■ What is needed
In the listing below, find every line with the string "this" and pull it out.

(A run of records)
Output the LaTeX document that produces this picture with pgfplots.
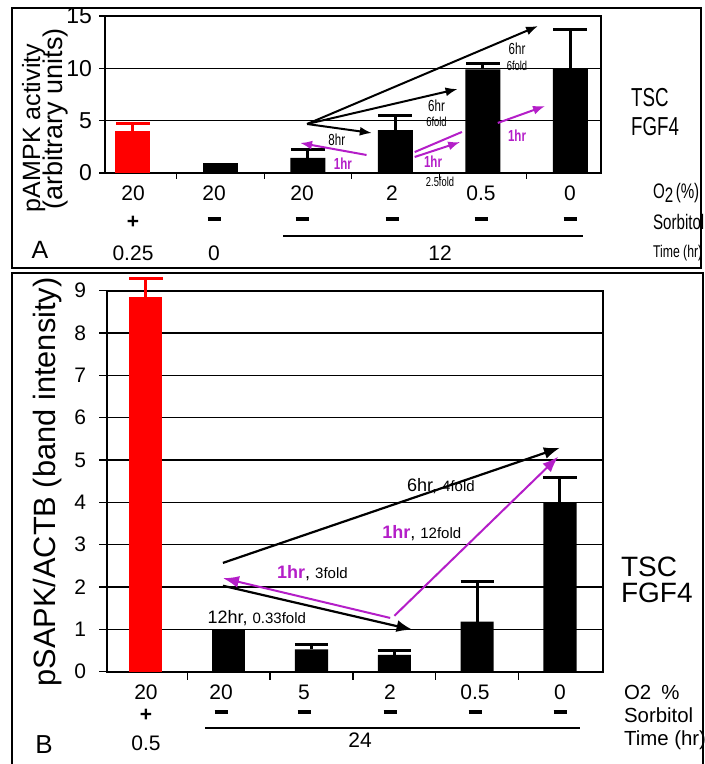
\documentclass[border=0pt]{standalone}
\usepackage{pgfplots}
\pgfplotsset{compat=1.18}
\usepackage{fontspec}
\setmainfont{Liberation Sans}
\usepackage{graphicx}
\usetikzlibrary{arrows.meta}
\definecolor{myred}{RGB}{255,0,0}
\definecolor{mypurple}{RGB}{180,30,200}
\newcommand\fs[1]{\fontsize{#1}{#1}\selectfont}
\newcommand\nr[1]{\scalebox{0.72}[1]{#1}}
\newcommand\mn{\rule[2.6pt]{6.5pt}{1.9pt}}
\begin{document}
\begin{tikzpicture}
\path[use as bounding box] (0pt,0pt) rectangle (352.5pt,382pt);
% ---------------- Panel A
\begin{axis}[at={(52.5pt,295.5pt)}, anchor=south west, scale only axis,
  width=248pt, height=78.5pt,
  xmin=-0.32, xmax=5.35, ymin=0, ymax=15,
  ytick={0,5,10,15}, xtick={0.5,1.5,2.5,3.5,4.5}, xticklabels={},
  tick pos=left, tick align=outside, major tick length=3pt,
  ymajorgrids, grid style={black, line width=0.6pt},
  axis line style={black, line width=0.8pt},
  tick style={black, line width=0.6pt},
  yticklabel style={font=\fs{11.5}},
  /pgf/number format/assume math mode=true,
  clip=false]
\addplot[ybar, bar width=0.4, bar shift=0pt, fill=myred, draw=none,
  error bars/.cd, y dir=plus, y explicit,
  error bar style={myred, line width=1.5pt},
  error mark options={myred, rotate=90, mark size=8.5pt, line width=1.5pt}]
  coordinates {(0,4.0) +- (0,0.7)};
\addplot[ybar, bar width=0.4, bar shift=0pt, fill=black, draw=none]
  coordinates {(1,1.0)};
\addplot[ybar, bar width=0.4, bar shift=0pt, fill=black, draw=none,
  error bars/.cd, y dir=plus, y explicit,
  error bar style={black, line width=1.5pt},
  error mark options={black, rotate=90, mark size=8.5pt, line width=1.5pt}]
  coordinates {(2,1.45) +- (0,0.75) (3,4.1) +- (0,1.4) (4,9.9) +- (0,0.6) (5,10.0) +- (0,3.7)};
\draw[black, line width=1pt, -{Latex[length=6pt,width=4.5pt]}] (axis cs:1.99,4.68) -- (axis cs:4.63,14.04);
\draw[black, line width=1pt, -{Latex[length=6pt,width=4.5pt]}] (axis cs:1.99,4.68) -- (axis cs:3.71,8.02);
\draw[black, line width=1pt, -{Latex[length=6pt,width=4.5pt]}] (axis cs:1.99,4.68) -- (axis cs:2.73,3.82);
\node[font=\fs{8}] at (axis cs:4.39,11.9) {\nr{6hr}};
\node[font=\fs{6.5}] at (axis cs:4.39,10.2) {\nr{6fold}};
\node[font=\fs{8}] at (axis cs:3.47,6.4) {\nr{6hr}};
\node[font=\fs{6.5}] at (axis cs:3.47,4.9) {\nr{6fold}};
\node[font=\fs{8}] at (axis cs:2.33,3.2) {\nr{8hr}};
\draw[mypurple, line width=1pt, -{Latex[length=6pt,width=4.5pt]}] (axis cs:2.67,1.72) -- (axis cs:1.91,2.87);
\node[font=\bfseries\fs{8}, text=mypurple] at (axis cs:2.4,0.86) {\nr{1hr}};
\draw[mypurple, line width=1pt] (axis cs:3.22,2.0) -- (axis cs:3.76,3.92);
\draw[mypurple, line width=1pt, -{Latex[length=6pt,width=4.5pt]}] (axis cs:3.22,1.53) -- (axis cs:3.74,2.96);
\node[font=\bfseries\fs{8}, text=mypurple] at (axis cs:3.43,1.05) {\nr{1hr}};
\draw[mypurple, line width=1pt, -{Latex[length=6pt,width=4.5pt]}] (axis cs:4.17,4.78) -- (axis cs:4.71,6.4);
\node[font=\bfseries\fs{8}, text=mypurple] at (axis cs:4.39,3.55) {\nr{1hr}};
\end{axis}
% ---------------- Panel B
\begin{axis}[at={(53.5pt,46.15pt)}, anchor=south west, scale only axis,
  width=248pt, height=190.5pt,
  xmin=-0.47, xmax=5.52, ymin=0, ymax=9,
  ytick={0,1,...,9}, xtick={0.5,1.5,2.5,3.5,4.5}, xticklabels={},
  tick pos=left, tick align=outside, major tick length=4pt,
  ymajorgrids, grid style={black, line width=0.7pt},
  axis line style={black, line width=0.9pt},
  tick style={black, line width=0.7pt},
  yticklabel style={font=\fs{10.5}, xshift=-3pt},
  /pgf/number format/assume math mode=true,
  clip=false]
\addplot[ybar, bar width=0.4, bar shift=0pt, fill=myred, draw=none,
  error bars/.cd, y dir=plus, y explicit,
  error bar style={myred, line width=1.5pt},
  error mark options={myred, rotate=90, mark size=8.3pt, line width=1.5pt}]
  coordinates {(0,8.85) +- (0,0.45)};
\addplot[ybar, bar width=0.4, bar shift=0pt, fill=black, draw=none]
  coordinates {(1,1.02)};
\addplot[ybar, bar width=0.4, bar shift=0pt, fill=black, draw=none,
  error bars/.cd, y dir=plus, y explicit,
  error bar style={black, line width=1.5pt},
  error mark options={black, rotate=90, mark size=8.3pt, line width=1.5pt}]
  coordinates {(2,0.53) +- (0,0.12) (3,0.4) +- (0,0.11) (4,1.18) +- (0,0.95) (5,3.98) +- (0,0.6)};
\draw[black, line width=1.1pt, -{Latex[length=8pt,width=6pt]}] (axis cs:0.93,2.57) -- (axis cs:5.0,5.29);
\draw[black, line width=1.1pt, -{Latex[length=8pt,width=6pt]}] (axis cs:0.93,2.03) -- (axis cs:3.22,0.99);
\draw[mypurple, line width=1pt, -{Latex[length=8pt,width=6pt]}] (axis cs:2.95,1.27) -- (axis cs:0.93,2.21);
\draw[mypurple, line width=1pt, -{Latex[length=8pt,width=6pt]}] (axis cs:3.0,1.32) -- (axis cs:4.98,5.08);
\node[anchor=west, font=\fs{9}, inner sep=0pt] at (axis cs:3.15,4.39) {6hr, {\fs{7.5}4fold}};
\node[anchor=west, font=\fs{9}, inner sep=0pt] at (axis cs:0.74,1.27) {12hr, {\fs{7.5}0.33fold}};
\node[anchor=west, font=\fs{9}, inner sep=0pt] at (axis cs:1.58,2.33) {\textcolor{mypurple}{\bfseries 1hr}, {\fs{7.5}3fold}};
\node[anchor=west, font=\fs{9}, inner sep=0pt] at (axis cs:2.85,3.28) {\textcolor{mypurple}{\bfseries 1hr}, {\fs{7.5}12fold}};
\end{axis}
\begin{scope}[x=0.5pt,y=0.5pt]
\draw[line width=1pt] (12,756) rectangle (701,496);
\draw[line width=1pt] (12,0) -- (12,491) -- (703,491) -- (703,0);
% Panel A labels
\node[rotate=90, anchor=base, font=\fs{12.5}] at (40,636) {pAMPK activity};
\node[rotate=90, anchor=base, font=\fs{13.5}] at (62,645) {(arbitrary units)};
\foreach \x/\t in {133/20,214/20,302/20,392/2,481/0.5,570/0}
  \node[font=\fs{10.5}] at (\x,571) {\t};
\node[font=\bfseries\fs{10.5}] at (133,542) {+};
\foreach \x in {214,302,392,481,570}
  \node[font=\fs{10.5}] at (\x,542) {\mn};
\node[font=\fs{10.5}] at (133,511) {0.25};
\node[font=\fs{10.5}] at (214,511) {0};
\node[font=\fs{10.5}] at (440,511) {12};
\draw[line width=0.6pt] (283,528) -- (583,528);
\node[font=\fs{6.5}] at (440,582) {\nr{2.5fold}};
\node[anchor=west, font=\fs{10.5}] at (646,571) {\nr{O\raisebox{-2pt}{2}\,(\%)}};
\node[anchor=west, font=\fs{10.5}] at (646,542) {\nr{Sorbitol}};
\node[anchor=west, font=\fs{8.5}] at (646,511) {\nr{Time (hr)}};
\node[anchor=west, font=\fs{13}] at (624,666) {\nr{TSC}};
\node[anchor=west, font=\fs{13}] at (624,637) {\nr{FGF4}};
\node[font=\fs{12.5}] at (40,514) {A};
% Panel B labels
\node[rotate=90, anchor=base, font=\fs{15.4}] at (55,282) {pSAPK/ACTB (band intensity)};
\foreach \x/\t in {146/20,221/20,304/5,390/2,475/0.5,560/0}
  \node[font=\fs{10.5}] at (\x,72) {\t};
\node[font=\bfseries\fs{10.5}] at (146,49) {+};
\foreach \x in {221,304,390,475,560}
  \node[font=\fs{10.5}] at (\x,49) {\mn};
\node[font=\fs{10.5}] at (146,21) {0.5};
\node[font=\fs{10.5}] at (360,24) {24};
\draw[line width=0.6pt] (205,36) -- (580,36);
\node[anchor=west, font=\fs{10.2}] at (617,72) {O2\enspace\%};
\node[anchor=west, font=\fs{10.2}] at (617,49) {Sorbitol};
\node[anchor=west, font=\fs{10.2}] at (617,24) {Time (hr)};
\node[anchor=west, font=\fs{14}] at (614,197) {TSC};
\node[anchor=west, font=\fs{14}] at (614,171) {FGF4};
\node[font=\fs{13}] at (44,19) {B};
\end{scope}
\end{tikzpicture}
\end{document}
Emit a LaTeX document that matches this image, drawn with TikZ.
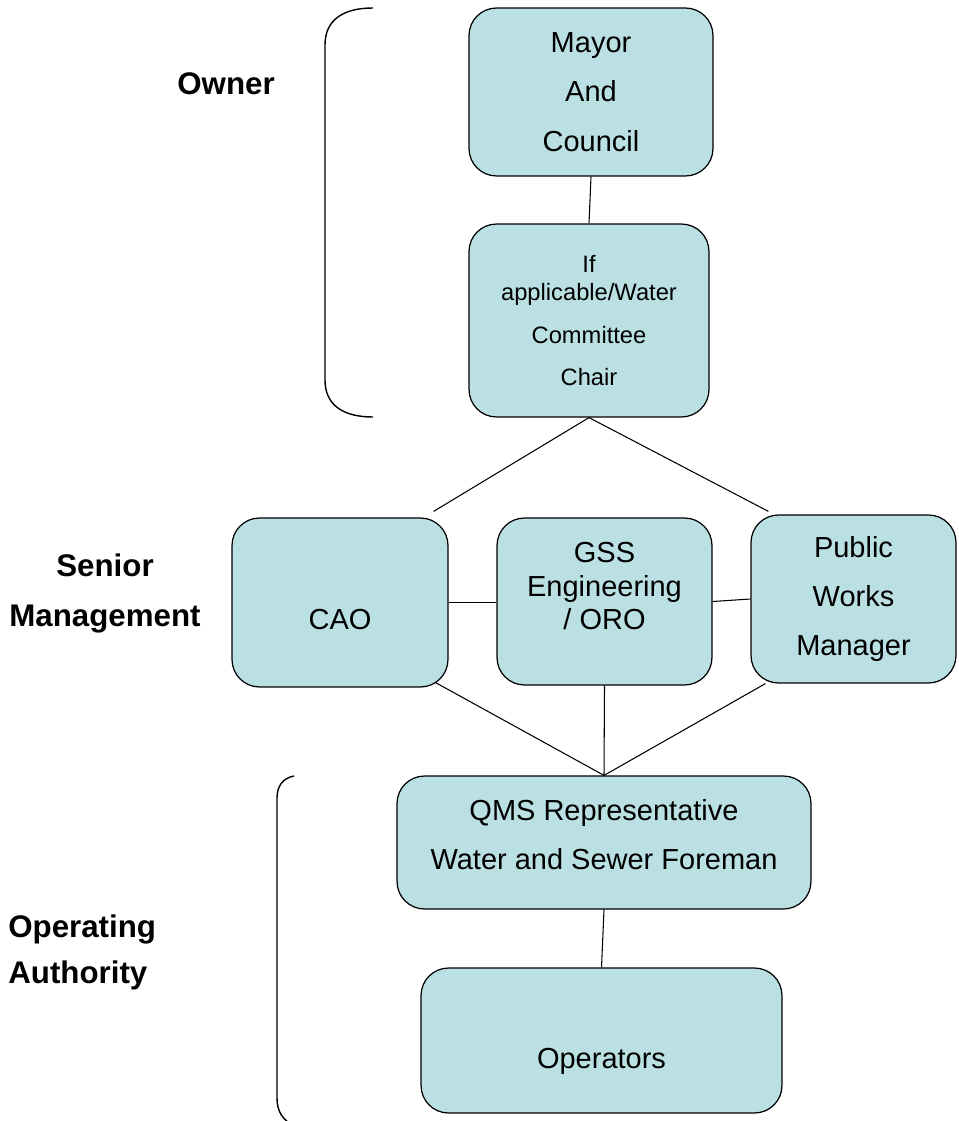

■ Solved problem
Output the LaTeX document that produces this picture with pgfplots.
Emit a LaTeX document that matches this image, drawn with TikZ.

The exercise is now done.